• SET PROBLEM
In the data below, find every line that has the string "chart", and copy it.

• SOURCE MATERIAL
◇ ◇ ◇ ◇ ◇ ◇ ◇
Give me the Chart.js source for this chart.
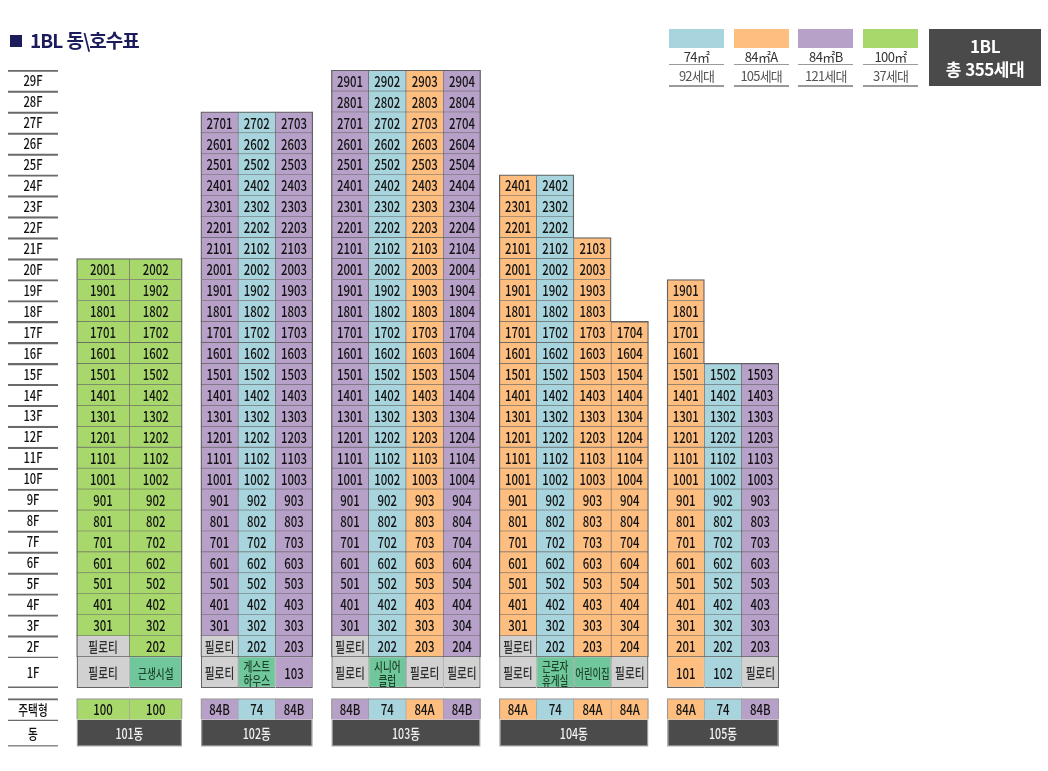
<!DOCTYPE html>
<html lang="ko">
<head>
<meta charset="utf-8">
<script src="https://cdn.jsdelivr.net/npm/chart.js@4.4.1/dist/chart.umd.min.js"></script>
<style>
  body { margin: 0; background: #fff; font-family: 'Noto Sans CJK KR', 'Noto Sans', sans-serif; }
  #wrap { position: relative; width: 1048px; height: 771px; overflow: hidden; }
  #chart { position: absolute; left: 0; top: 0; }
  #title { position: absolute; left: 10px; top: 26px; font-size: 19px; font-weight: bold; color: #1c1c5c; letter-spacing: -1px; white-space: nowrap; }
  #title .sq { display: inline-block; width: 12px; height: 12px; background: #1c1c5c; margin-right: 8px; vertical-align: 1px; }
  .lg { position: absolute; top: 29px; width: 55px; text-align: center; color: #333; }
  .lg .sw { height: 19px; }
  .lg .nm { height: 16px; line-height: 17px; font-size: 13px; letter-spacing: -0.6px; border-bottom: 1px solid #9a9a9a; }
  .lg .ct { height: 20px; line-height: 21px; font-size: 13px; letter-spacing: -0.8px; color: #555; border-bottom: 2px solid #9a9a9a; }
  #total { position: absolute; left: 929px; top: 29px; width: 112px; height: 57px; background: #4a4a4a; color: #fff; text-align: center; font-size: 17px; font-weight: bold; line-height: 23px; padding-top: 5px; box-sizing: border-box; letter-spacing: -0.5px; }
</style>
</head>
<body>
<div id="wrap">
  <canvas id="chart" width="1048" height="771"></canvas>
  <div id="title"><span class="sq"></span>1BL 동\호수표</div>
  <div id="legend"></div>
  <div id="total"></div>
</div>
<script>
// 동 / 라인별 주택형, 최고층
const blockName = '1BL';
const buildingNames = ['101동', '102동', '103동', '104동', '105동'];
const unitTypes = [
  ['100', '100'],
  ['84B', '74', '84B'],
  ['84B', '74', '84A', '84B'],
  ['84A', '74', '84A', '84A'],
  ['84A', '74', '84B']
];
const topFloors = [
  [20, 20],
  [27, 27, 27],
  [29, 29, 29, 29],
  [24, 24, 21, 17],
  [19, 15, 15]
];
// 2층, 1층 비주거 공간 (null 이면 세대)
const floor2Use = [
  ['필로티', null],
  ['필로티', null, null],
  ['필로티', null, null, null],
  ['필로티', null, null, null],
  [null, null, null]
];
const floor1Use = [
  ['필로티', '근생시설'],
  ['필로티', '게스트\n하우스', null],
  ['필로티', '시니어\n클럽', '필로티', '필로티'],
  ['필로티', '근로자\n휴게실', '어린이집', '필로티'],
  [null, null, '필로티']
];
const floorLabels = ['29F', '28F', '27F', '26F', '25F', '24F', '23F', '22F', '21F', '20F',
  '19F', '18F', '17F', '16F', '15F', '14F', '13F', '12F', '11F', '10F',
  '9F', '8F', '7F', '6F', '5F', '4F', '3F', '2F', '1F'];
const typeRowLabel = '주택형';
const dongRowLabel = '동';
// 범례
const typeKeys = ['74', '84A', '84B', '100'];
const typeNames = ['74㎡', '84㎡A', '84㎡B', '100㎡'];
const typeCounts = [92, 105, 121, 37];

// 색상
const typeColors = { '74': '#a8d4dd', '84A': '#fdbe80', '84B': '#b7a1c9', '100': '#a8d86b' };
const kindFill = { pilotis: '#d1d1d1', facility: '#6fc79b', label: 'rgba(0,0,0,0)', dong: '#4b4b4b' };
const kindText = { unit: '#141414', pilotis: '#2e2e2e', facility: '#1d4229', label: '#111111', dong: '#f2f2f2' };
const FONT = "'Noto Sans CJK KR', 'Noto Sans', sans-serif";

// 배치 (x 단위 = 한 라인 폭)
const LABEL_W = 1.34, GAP = 0.5;
const colWidths = [1.415, 1, 1, 1, 1];
const TYPE_ROW = -1, DONG_ROW = -2.15;
const rowCenter = f => (f >= 2 ? f : 0.75);   // 1층은 1.5칸 높이

let cursor = LABEL_W + GAP;
const buildingX = buildingNames.map((_, b) => {
  const x0 = cursor;
  cursor += unitTypes[b].length * colWidths[b] + GAP;
  return x0;
});
const X_MAX = cursor - GAP;

const regular = [], firstFloor = [], dongRow = [];
floorLabels.forEach(lab => {
  const f = parseInt(lab, 10);
  (f === 1 ? firstFloor : regular).push({ x: [0, LABEL_W], y: rowCenter(f), kind: 'label', text: lab, f });
});
regular.push({ x: [0, LABEL_W], y: TYPE_ROW, kind: 'label', text: typeRowLabel, row: 'type' });
dongRow.push({ x: [0, LABEL_W], y: DONG_ROW, kind: 'label', text: dongRowLabel, row: 'dong' });

buildingNames.forEach((name, b) => {
  const w = colWidths[b];
  unitTypes[b].forEach((t, c) => {
    const x0 = buildingX[b] + c * w;
    for (let f = 1; f <= topFloors[b][c]; f++) {
      const use = f === 1 ? floor1Use[b][c] : (f === 2 ? floor2Use[b][c] : null);
      const kind = use === null ? 'unit' : (use === '필로티' ? 'pilotis' : 'facility');
      const text = use === null ? String(f * 100 + c + 1) : use;
      (f === 1 ? firstFloor : regular).push({ x: [x0, x0 + w], y: rowCenter(f), kind, text, type: t, b, c, f });
    }
    regular.push({ x: [x0, x0 + w], y: TYPE_ROW, kind: 'unit', text: t, type: t, b, c, row: 'type' });
  });
  dongRow.push({ x: [buildingX[b], buildingX[b] + unitTypes[b].length * w], y: DONG_ROW, kind: 'dong', text: name, b, row: 'dong' });
});

const INNER = 0.6, OUTER = 1.3;
function edges(p) {
  if (p.kind === 'label') {
    const closes = p.f === 1 || p.row === 'dong';
    return { top: 1.5, bottom: closes ? 1.5 : 0, left: 0, right: 0 };
  }
  if (p.row === 'dong') return { top: 0, bottom: OUTER, left: OUTER, right: OUTER };
  const tops = topFloors[p.b];
  const last = tops.length - 1;
  if (p.row === 'type') {
    return { top: OUTER, bottom: 0, left: p.c === 0 ? OUTER : INNER, right: p.c === last ? OUTER : INNER };
  }
  return {
    top: p.f === tops[p.c] ? OUTER : INNER,
    bottom: p.f === 1 ? OUTER : INNER,
    left: p.c === 0 || tops[p.c - 1] < p.f ? OUTER : INNER,
    right: p.c === last || tops[p.c + 1] < p.f ? OUTER : INNER
  };
}
function fillOf(p) {
  if (p.kind === 'unit') return typeColors[p.type];
  return kindFill[p.kind];
}
function borderOf(p) {
  if (p.kind === 'label') return '#6a6a6a';
  if (p.row === 'dong' || p.row === 'type') return '#9a9a9a';
  return '#626262';
}

function makeDataset(data, sizeRatio) {
  return {
    data,
    grouped: false,
    categoryPercentage: 1,
    barPercentage: sizeRatio,
    borderSkipped: false,
    backgroundColor: ctx => (ctx.raw ? fillOf(ctx.raw) : 'transparent'),
    borderColor: ctx => (ctx.raw ? borderOf(ctx.raw) : 'transparent'),
    borderWidth: ctx => (ctx.raw ? edges(ctx.raw) : 0)
  };
}

const rowCenters = floorLabels.map(l => rowCenter(parseInt(l, 10))).concat([TYPE_ROW, DONG_ROW]);

// 셀 글자
const cellText = {
  id: 'cellText',
  afterDatasetsDraw(chart) {
    const ctx = chart.ctx;
    chart.data.datasets.forEach((ds, i) => {
      chart.getDatasetMeta(i).data.forEach((bar, j) => {
        const p = ds.data[j];
        const c = bar.getCenterPoint();
        const cellW = Math.abs(bar.x - bar.base);
        const lines = p.text.split('\n');
        const hangul = /[\uac00-\ud7a3]/.test(p.text);
        let size = hangul ? 14 : 15;
        let sx = hangul ? 0.76 : 0.76;
        if (p.kind === 'facility') { size = 13; sx = 0.74; }
        if (p.kind === 'label' && !hangul) { size = 14; sx = 0.8; }
        ctx.save();
        ctx.font = '500 ' + size + 'px ' + FONT;
        ctx.fillStyle = kindText[p.kind];
        ctx.textAlign = 'center';
        ctx.textBaseline = 'middle';
        const widest = Math.max(...lines.map(l => ctx.measureText(l).width));
        if (widest * sx > cellW - 3) sx = (cellW - 3) / widest;
        const lh = 14;
        lines.forEach((l, k) => {
          const y = c.y + (k - (lines.length - 1) / 2) * lh + 0.5;
          ctx.save();
          ctx.translate(c.x, y);
          ctx.scale(sx, 1);
          ctx.fillText(l, 0, 0);
          ctx.restore();
        });
        ctx.restore();
      });
    });
  }
};

new Chart(document.getElementById('chart'), {
  type: 'bar',
  data: {
    datasets: [
      makeDataset(regular, 1),
      makeDataset(firstFloor, 1.5),
      makeDataset(dongRow, 1.3)
    ]
  },
  options: {
    indexAxis: 'y',
    responsive: false,
    animation: false,
    layout: { padding: { left: 8, right: 269, top: 70, bottom: 24.3 } },
    scales: {
      x: { type: 'linear', min: 0, max: X_MAX, display: false, offset: false },
      y: {
        type: 'linear', min: -2.8, max: 29.5, display: false, offset: false,
        afterBuildTicks: axis => { axis.ticks = rowCenters.map(v => ({ value: v })); }
      }
    },
    plugins: { legend: { display: false }, tooltip: { enabled: false } }
  },
  plugins: [cellText]
});

// 범례
const legendBox = document.getElementById('legend');
typeKeys.forEach((k, i) => {
  const item = document.createElement('div');
  item.className = 'lg';
  item.style.left = (669 + i * 64.7) + 'px';
  item.innerHTML = '<div class="sw" style="background:' + typeColors[k] + '"></div>' +
    '<div class="nm">' + typeNames[i] + '</div>' +
    '<div class="ct">' + typeCounts[i] + '세대</div>';
  legendBox.appendChild(item);
});
const total = typeCounts.reduce((a, b) => a + b, 0);
document.getElementById('total').innerHTML = blockName + '<br>총 ' + total + '세대';
</script>
</body>
</html>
◇ ◇ ◇ ◇ ◇ ◇ ◇
• FULL OUTPUT
Give me the Chart.js source for this chart.
<script src="https://cdn.jsdelivr.net/npm/chart.js@4.4.1/dist/chart.umd.min.js"></script>
  #chart { position: absolute; left: 0; top: 0; }
  <canvas id="chart" width="1048" height="771"></canvas>
  afterDatasetsDraw(chart) {
    const ctx = chart.ctx;
    chart.data.datasets.forEach((ds, i) => {
      chart.getDatasetMeta(i).data.forEach((bar, j) => {
new Chart(document.getElementById('chart'), {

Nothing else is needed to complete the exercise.